I was initially mad at Emily. We had this agreement between us that if it got so bad that we were going to end our life we would call or reach out via text to the other two and say goodbye and give the other two a chance to say goodbye. We wouldn't try to stop them, just say goodbye. That idea came from another best friend who told me to give her that much if I chose to end it. I think the idea of calling and saying goodbye is a good idea because you're voicing your actions out loud to someone, you're hearing your own voice say goodbye and that would hopefully give you pause and not go through with it. I think that's what my bestie had in mind when she told me to at least give her the chance to say goodbye.

Emily did not say goodbye however and being hurt I turned to anger. Initially at Em's for not saying goodbye, but that anger soon turned towards suicide itself and how we as humans get to that point in our lives. You never can fully know the impact you can have on someone’s life. I am visibly trans and I have a deep voice. I'll never pass and yet I'm happy. So, when others say 'ma'am' 'Ms.' use she/her pronouns or even start off with 'girl let me tell you....' those things fill me with such joy. Or when you're included in conversation or activities for your authentic gender it means the world to me. Small, what seems like insignificant acts of kindness and human decency makes all the difference in the world. Sometimes it’s those small acts that can actually save a life. Some of you may never know how something so small such as the wrong pronoun can cut someone to their core.

Think about all those times you've put your foot in your mouth or even made what you thought was an innocent comment. That woman you said looks like death warmed over? She just lost her baby. Your coworker who seemed out of it today and you told him to stop daydreaming and focus on his job? His dad just passed away. We have no idea what other people are going through. Maybe your best friend is struggling financially, on the verge of losing their home and can't go out for drinks but you tell them to stop being a prude. We don't know what others are going through and the burden is not on them to tell us their troubles so we will be nice to them. The burden is on us to be kind and decent human beings and in doing so you just might save a life. Be especially kind to those in the LGBTQ communities because every day for most of us we have to live in fear of violence towards ourselves. Ask their pronouns. Do not ask their preferred pronouns as that indicates we have a choice. We chose to live as who we always were. We chose to drop the facade that came with our assigned gender. Be especially kind to people of color as they have suffered more than any of us can possibly understand. Just be kind.

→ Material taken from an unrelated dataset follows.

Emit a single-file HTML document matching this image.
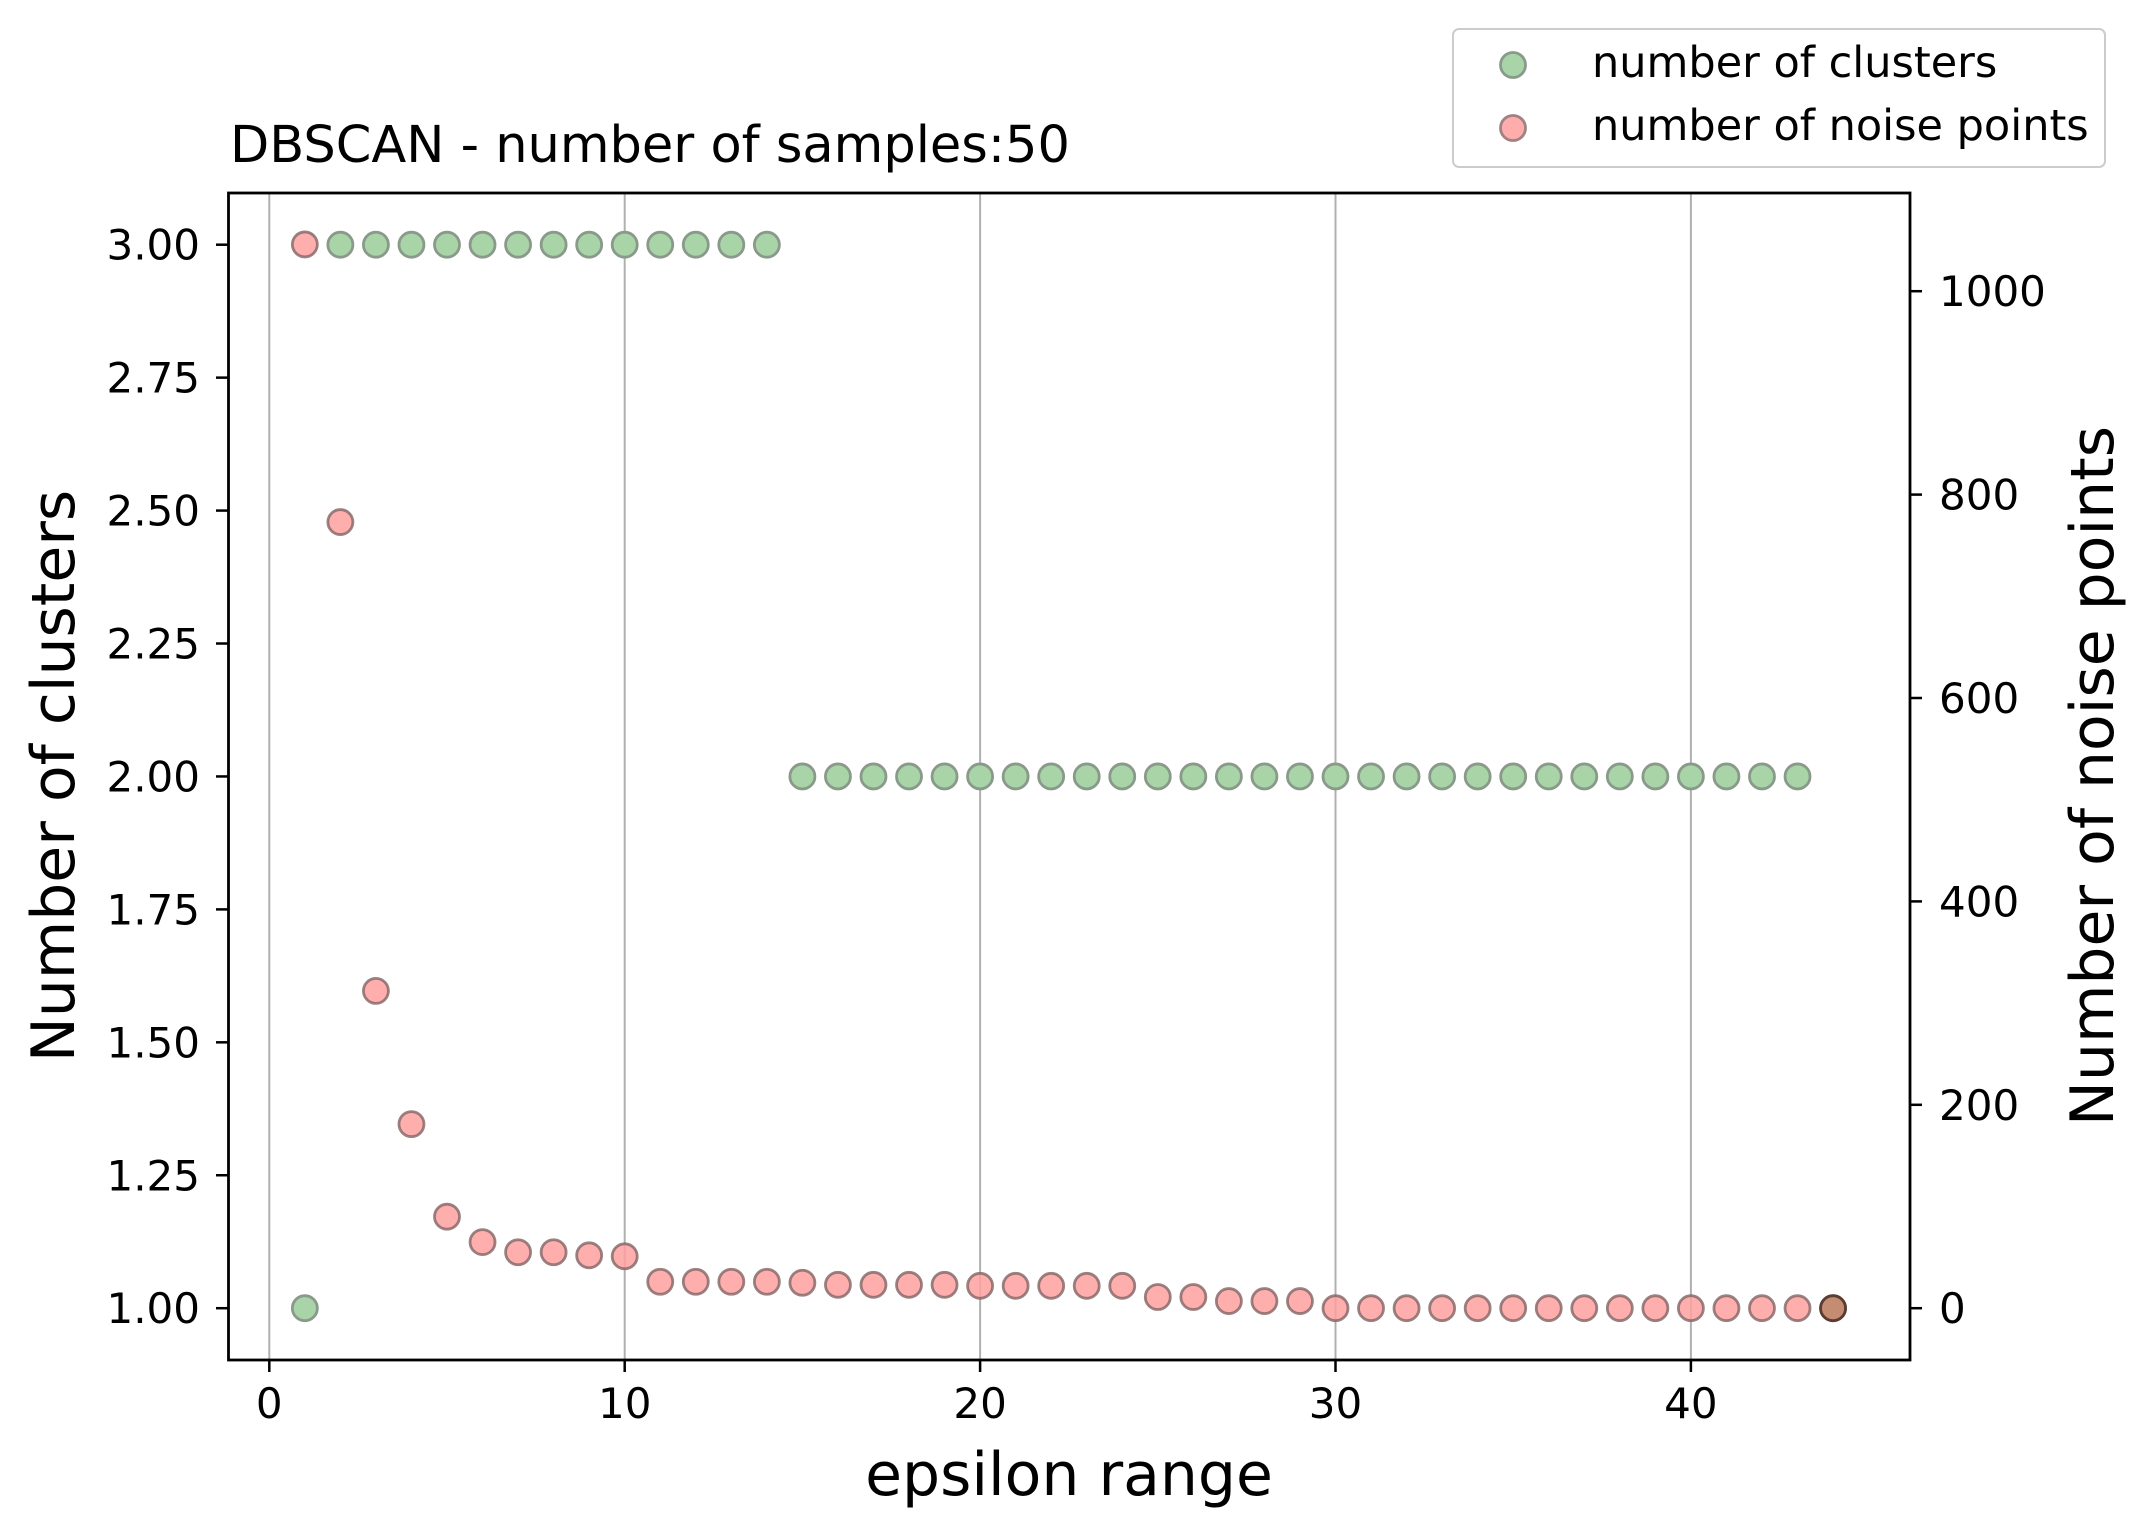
<!DOCTYPE html>
<html><head><meta charset="utf-8"><style>
html,body{margin:0;padding:0;background:#fff;}
svg{display:block;font-family:"DejaVu Sans","Liberation Sans",sans-serif;}
</style></head><body>
<svg id="chart" width="2143" height="1532" viewBox="0 0 2143 1532">
<g id="grid"></g>
<g id="marks"></g>
<rect x="228.5" y="193" width="1681.5" height="1167" fill="none" stroke="#000" stroke-width="2.8"/>
<g id="axes"></g>
<text x="230" y="162" font-size="51" fill="#000">DBSCAN - number of samples:50</text>
<text x="1069" y="1495" font-size="60" text-anchor="middle" fill="#000">epsilon range</text>
<text transform="translate(74,776) rotate(-90)" font-size="60" text-anchor="middle" fill="#000">Number of clusters</text>
<text transform="translate(2113,776) rotate(-90)" font-size="60" text-anchor="middle" fill="#000">Number of noise points</text>
<g>
<rect x="1453" y="29" width="652" height="138" rx="6" fill="#fff" stroke="#ccc" stroke-width="2"/>
<circle cx="1513" cy="65" r="12.5" fill="rgb(168,212,168)" stroke="#8a9a8a" stroke-width="2.8"/>
<text x="1592" y="77" font-size="43" fill="#000">number of clusters</text>
<circle cx="1513" cy="128" r="12.5" fill="rgb(255,172,172)" stroke="#a08282" stroke-width="2.8"/>
<text x="1592" y="140" font-size="43" fill="#000">number of noise points</text>
</g>
</svg>
<script>
const epsilon = [1,2,3,4,5,6,7,8,9,10,11,12,13,14,15,16,17,18,19,20,21,22,23,24,25,26,27,28,29,30,31,32,33,34,35,36,37,38,39,40,41,42,43,44];
const clusters = [1,3,3,3,3,3,3,3,3,3,3,3,3,3,2,2,2,2,2,2,2,2,2,2,2,2,2,2,2,2,2,2,2,2,2,2,2,2,2,2,2,2,2,1];
const noise = [1046,773,312,181,90,65,55,55,52,51,26,26,26,26,25,23,23,23,23,22,22,22,22,22,11,11,7,7,7,0,0,0,0,0,0,0,0,0,0,0,0,0,0,0];
const xTicks = [0,10,20,30,40];
const yLeftTicks = [1.00,1.25,1.50,1.75,2.00,2.25,2.50,2.75,3.00];
const yRightTicks = [0,200,400,600,800,1000];

const NS = "http://www.w3.org/2000/svg";
const X = v => 269.3 + v * 35.54;
const YL = v => 1308.2 - (v - 1) * 531.75;
const YR = v => 1308.2 - v * 1.017;
function mk(tag, attrs, parent, text) {
  const el = document.createElementNS(NS, tag);
  for (const k in attrs) el.setAttribute(k, attrs[k]);
  if (text !== undefined) el.textContent = text;
  parent.appendChild(el);
  return el;
}
const grid = document.getElementById('grid');
const axes = document.getElementById('axes');
const marks = document.getElementById('marks');
xTicks.forEach(t => {
  const g = mk('line', {x1: X(t), x2: X(t), y1: 193, y2: 1360, stroke: '#b0b0b0', 'stroke-width': 2}, grid);
  
  
  const tk = mk('line', {x1: X(t), x2: X(t), y1: 1360, y2: 1372, stroke: '#000', 'stroke-width': 2.5}, axes);
  
  
  const lb = mk('text', {x: X(t), y: 1418, 'font-size': 42, 'text-anchor': 'middle'}, axes, String(t));
  
  
});
yLeftTicks.forEach(t => {
  const tk = mk('line', {x1: 216, x2: 228, y1: YL(t), y2: YL(t), stroke: '#000', 'stroke-width': 2.5}, axes);
  
  
  const lb = mk('text', {x: 200, y: YL(t) + 15, 'font-size': 42, 'text-anchor': 'end'}, axes, t.toFixed(2));
  
  
});
yRightTicks.forEach(t => {
  const tk = mk('line', {x1: 1910, x2: 1922, y1: YR(t), y2: YR(t), stroke: '#000', 'stroke-width': 2.5}, axes);
  
  
  const lb = mk('text', {x: 1939, y: YR(t) + 15, 'font-size': 42, 'text-anchor': 'start'}, axes, String(t));
  
  
});
epsilon.forEach((e, i) => {
  const c = mk('circle', {cx: X(e), cy: YL(clusters[i]), r: 12.5, fill: 'rgb(168,212,168)', stroke: '#8a9a8a', 'stroke-width': 2.8}, marks);
  
  
});
epsilon.forEach((e, i) => {
  const overlap = Math.abs(YR(noise[i]) - YL(clusters[i])) < 2;
  const c = mk('circle', {cx: X(e), cy: YR(noise[i]), r: 12.5, fill: overlap ? 'rgb(196,140,112)' : 'rgba(255,160,160,0.85)', stroke: overlap ? 'rgb(90,60,50)' : 'rgba(130,100,100,0.8)', 'stroke-width': 2.8}, marks);
  
  
});
</script>
</body></html>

I can't tell you how important it is to be able to talk candidly about suicide and depression. There were many times my best friend would listen to me while we were on break at work or eating lunch together. She would just listen and never once showed an ounce of judgement. Or another dear friend would listen to me at night over the phone or via text. She would drop whatever she was doing at that moment and give me her undivided attention and when she herself was struggling I would do the same for her. We must be able to talk about this and not just in a clinical session but also amongst our friends and loved one. That's why it's so important to just listen. You never know how close someone is to ending it and you could be the reason they stayed alive we all have the ability to be heroes.

And if you're ever struggling yourself then please reach out to someone you can trust. Anyone at all. Your life is too precious to throw away. Reach out to your local support groups or any online support groups. You can always call the National Suicide Prevention Lifeline at 1-800-273-8255 or go to https://suicidepreventionlifeline.org

The Trans Lifeline at 1-877-565-8860 or go to

https://www.translifeline.org

Help is there, the resources are there, all we have to do is reach out. All we have to do is be kind. Kindness can stop these senseless deaths. Please, for all the Emily's out there, practice love and kindness.

Emily Brown 5/26/1994 - 4/20/2020 I hope you found your peace and your happiness. You will be missed. I love you.